A Pentagon investigation last year found that "several of the alleged perpetrators of the abuse of detainees" were private contractors, but noted that they might not be subject to criminal prosecution because of the legal vacuum created during US administration of Iraq.
The new report found that during the 18 months examined, no private contractor was disciplined or charged with any criminal offence in relation to their work in Iraq. It noted, however, that several of the abuse cases had been forwarded by the Pentagon to the Justice Department for investigation. "To date, no charges have been filed, however the cases remain under active investigation by the DOJ," the report said.

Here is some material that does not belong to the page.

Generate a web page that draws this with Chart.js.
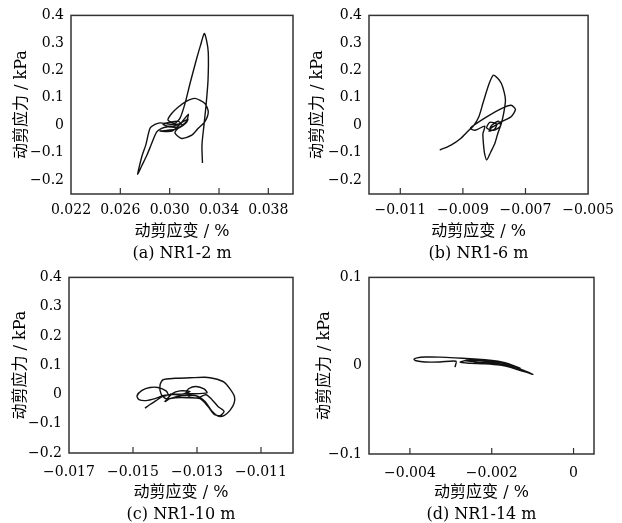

Human rights groups have argued that because a large number of the approximately 8,000 armed non-Iraqis hired by contractors in Iraq are not subject to military justice, and such "private soldiers" are almost never tried at home for acts committed abroad, any crimes committed in Iraq are likely to go unpunished, particularly given the weak state of the justice system there.
The new Pentagon report, however, argues there are a number of appropriate laws and regulations in place, including the Military Extraterritorial Jurisdiction Act (MEJA), which covers contractors supporting the military mission, and the War Crimes Act, which covers any US national who violates the laws of war.
Douglas Brooks, head of the Washington-based International Peace Operations Association, said the industry supported last year's expansion of the MEJA, which formerly applied only to contractors deployed with US troops. In addition, he noted that the nascent Iraqi government had been more rigorous in requiring contractors to register with the interior department.
But the report, compiled by the US army, acknowledges that such legal remedies are short of comprehensive, noting that most disciplinary actions - particularly for minor offences - are left to a contractor's employer.
However, it argues that because of sanctions that could befall contractors - including the prospect of contract cancellation - there are strong incentives for companies to monitor their employees' behaviour strictly.
Mr Brooks said that while such a situation might not be ideal, it was the nature of working in conflict zones. "In any environment like that, you don't have the luxury of boards of appeal and courts for minor offences," he said. "What happens is the people are fired. Unfortunately, that's what you have to do in this environment."
The report said at least 166 people working for private contractors were killed and 1,171 wounded in Iraq during the first 18 months following the fall of Saddam Hussein. Of those killed 64 were US citizens. The study did not disclose the nationalities of the other victims. Of the 1,171 wounded, 175 were Americans.